───── Data provided ─────
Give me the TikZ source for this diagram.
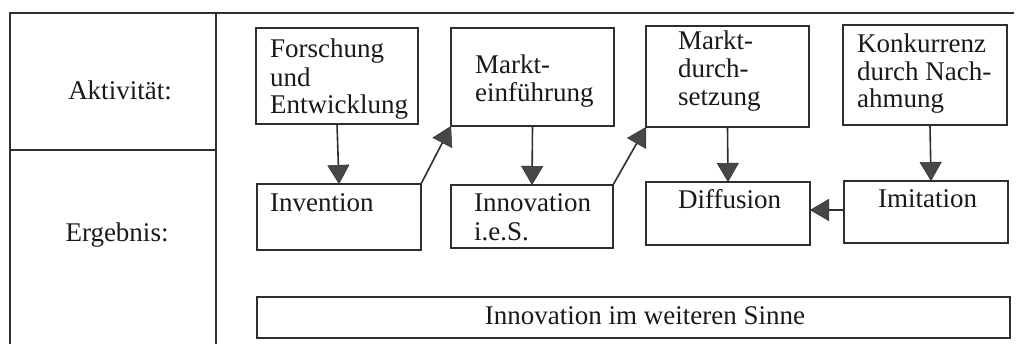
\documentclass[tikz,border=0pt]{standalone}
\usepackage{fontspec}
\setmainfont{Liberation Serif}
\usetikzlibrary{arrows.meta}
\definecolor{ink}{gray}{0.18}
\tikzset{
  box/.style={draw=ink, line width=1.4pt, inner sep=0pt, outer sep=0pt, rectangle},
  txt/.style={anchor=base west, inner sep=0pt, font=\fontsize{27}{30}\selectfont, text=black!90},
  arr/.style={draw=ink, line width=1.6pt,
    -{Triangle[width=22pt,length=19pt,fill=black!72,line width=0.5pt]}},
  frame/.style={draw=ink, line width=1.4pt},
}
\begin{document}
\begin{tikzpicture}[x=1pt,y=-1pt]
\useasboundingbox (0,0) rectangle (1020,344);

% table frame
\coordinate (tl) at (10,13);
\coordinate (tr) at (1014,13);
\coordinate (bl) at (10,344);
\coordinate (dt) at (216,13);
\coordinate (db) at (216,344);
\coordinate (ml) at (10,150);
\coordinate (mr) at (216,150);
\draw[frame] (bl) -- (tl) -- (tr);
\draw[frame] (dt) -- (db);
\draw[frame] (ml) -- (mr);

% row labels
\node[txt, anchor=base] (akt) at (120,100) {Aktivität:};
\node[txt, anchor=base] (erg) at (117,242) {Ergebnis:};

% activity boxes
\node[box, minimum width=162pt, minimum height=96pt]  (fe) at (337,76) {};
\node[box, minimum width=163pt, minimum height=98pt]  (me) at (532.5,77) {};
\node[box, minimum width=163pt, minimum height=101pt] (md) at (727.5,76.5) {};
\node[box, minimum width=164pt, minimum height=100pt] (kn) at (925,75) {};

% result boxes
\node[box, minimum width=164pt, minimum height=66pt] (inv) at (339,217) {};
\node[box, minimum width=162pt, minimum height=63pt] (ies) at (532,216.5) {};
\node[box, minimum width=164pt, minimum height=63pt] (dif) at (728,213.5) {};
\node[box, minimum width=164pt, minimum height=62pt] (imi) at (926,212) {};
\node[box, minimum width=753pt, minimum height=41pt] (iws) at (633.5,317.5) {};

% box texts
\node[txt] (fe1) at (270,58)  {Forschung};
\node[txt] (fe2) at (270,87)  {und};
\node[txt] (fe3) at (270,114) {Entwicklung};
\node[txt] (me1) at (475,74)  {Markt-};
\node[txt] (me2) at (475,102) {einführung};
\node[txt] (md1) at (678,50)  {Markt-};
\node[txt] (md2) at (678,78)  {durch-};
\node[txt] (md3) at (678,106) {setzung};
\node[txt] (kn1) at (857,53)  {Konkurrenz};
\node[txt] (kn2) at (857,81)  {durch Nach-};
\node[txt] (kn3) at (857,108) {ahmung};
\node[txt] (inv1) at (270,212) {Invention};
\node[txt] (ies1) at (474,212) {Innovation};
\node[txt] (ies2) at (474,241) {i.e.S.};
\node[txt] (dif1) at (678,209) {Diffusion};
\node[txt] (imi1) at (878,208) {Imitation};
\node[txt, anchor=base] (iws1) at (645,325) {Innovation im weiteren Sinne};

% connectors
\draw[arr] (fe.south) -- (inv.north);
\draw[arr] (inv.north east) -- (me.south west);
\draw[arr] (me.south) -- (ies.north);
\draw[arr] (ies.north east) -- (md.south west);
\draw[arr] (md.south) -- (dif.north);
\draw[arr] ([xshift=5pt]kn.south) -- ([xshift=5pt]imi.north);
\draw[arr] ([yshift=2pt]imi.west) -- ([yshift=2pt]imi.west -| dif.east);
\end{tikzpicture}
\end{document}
─────
**Short task:** Take the listing above and print it exactly, apart from the pictures.

**Task answer:**
Give me the TikZ source for this diagram.
\documentclass[tikz,border=0pt]{standalone}
\usepackage{fontspec}
\setmainfont{Liberation Serif}
\usetikzlibrary{arrows.meta}
\definecolor{ink}{gray}{0.18}
\tikzset{
  box/.style={draw=ink, line width=1.4pt, inner sep=0pt, outer sep=0pt, rectangle},
  txt/.style={anchor=base west, inner sep=0pt, font=\fontsize{27}{30}\selectfont, text=black!90},
  arr/.style={draw=ink, line width=1.6pt,
    -{Triangle[width=22pt,length=19pt,fill=black!72,line width=0.5pt]}},
  frame/.style={draw=ink, line width=1.4pt},
}
\begin{document}
\begin{tikzpicture}[x=1pt,y=-1pt]
\useasboundingbox (0,0) rectangle (1020,344);

% table frame
\coordinate (tl) at (10,13);
\coordinate (tr) at (1014,13);
\coordinate (bl) at (10,344);
\coordinate (dt) at (216,13);
\coordinate (db) at (216,344);
\coordinate (ml) at (10,150);
\coordinate (mr) at (216,150);
\draw[frame] (bl) -- (tl) -- (tr);
\draw[frame] (dt) -- (db);
\draw[frame] (ml) -- (mr);

% row labels
\node[txt, anchor=base] (akt) at (120,100) {Aktivität:};
\node[txt, anchor=base] (erg) at (117,242) {Ergebnis:};

% activity boxes
\node[box, minimum width=162pt, minimum height=96pt]  (fe) at (337,76) {};
\node[box, minimum width=163pt, minimum height=98pt]  (me) at (532.5,77) {};
\node[box, minimum width=163pt, minimum height=101pt] (md) at (727.5,76.5) {};
\node[box, minimum width=164pt, minimum height=100pt] (kn) at (925,75) {};

% result boxes
\node[box, minimum width=164pt, minimum height=66pt] (inv) at (339,217) {};
\node[box, minimum width=162pt, minimum height=63pt] (ies) at (532,216.5) {};
\node[box, minimum width=164pt, minimum height=63pt] (dif) at (728,213.5) {};
\node[box, minimum width=164pt, minimum height=62pt] (imi) at (926,212) {};
\node[box, minimum width=753pt, minimum height=41pt] (iws) at (633.5,317.5) {};

% box texts
\node[txt] (fe1) at (270,58)  {Forschung};
\node[txt] (fe2) at (270,87)  {und};
\node[txt] (fe3) at (270,114) {Entwicklung};
\node[txt] (me1) at (475,74)  {Markt-};
\node[txt] (me2) at (475,102) {einführung};
\node[txt] (md1) at (678,50)  {Markt-};
\node[txt] (md2) at (678,78)  {durch-};
\node[txt] (md3) at (678,106) {setzung};
\node[txt] (kn1) at (857,53)  {Konkurrenz};
\node[txt] (kn2) at (857,81)  {durch Nach-};
\node[txt] (kn3) at (857,108) {ahmung};
\node[txt] (inv1) at (270,212) {Invention};
\node[txt] (ies1) at (474,212) {Innovation};
\node[txt] (ies2) at (474,241) {i.e.S.};
\node[txt] (dif1) at (678,209) {Diffusion};
\node[txt] (imi1) at (878,208) {Imitation};
\node[txt, anchor=base] (iws1) at (645,325) {Innovation im weiteren Sinne};

% connectors
\draw[arr] (fe.south) -- (inv.north);
\draw[arr] (inv.north east) -- (me.south west);
\draw[arr] (me.south) -- (ies.north);
\draw[arr] (ies.north east) -- (md.south west);
\draw[arr] (md.south) -- (dif.north);
\draw[arr] ([xshift=5pt]kn.south) -- ([xshift=5pt]imi.north);
\draw[arr] ([yshift=2pt]imi.west) -- ([yshift=2pt]imi.west -| dif.east);
\end{tikzpicture}
\end{document}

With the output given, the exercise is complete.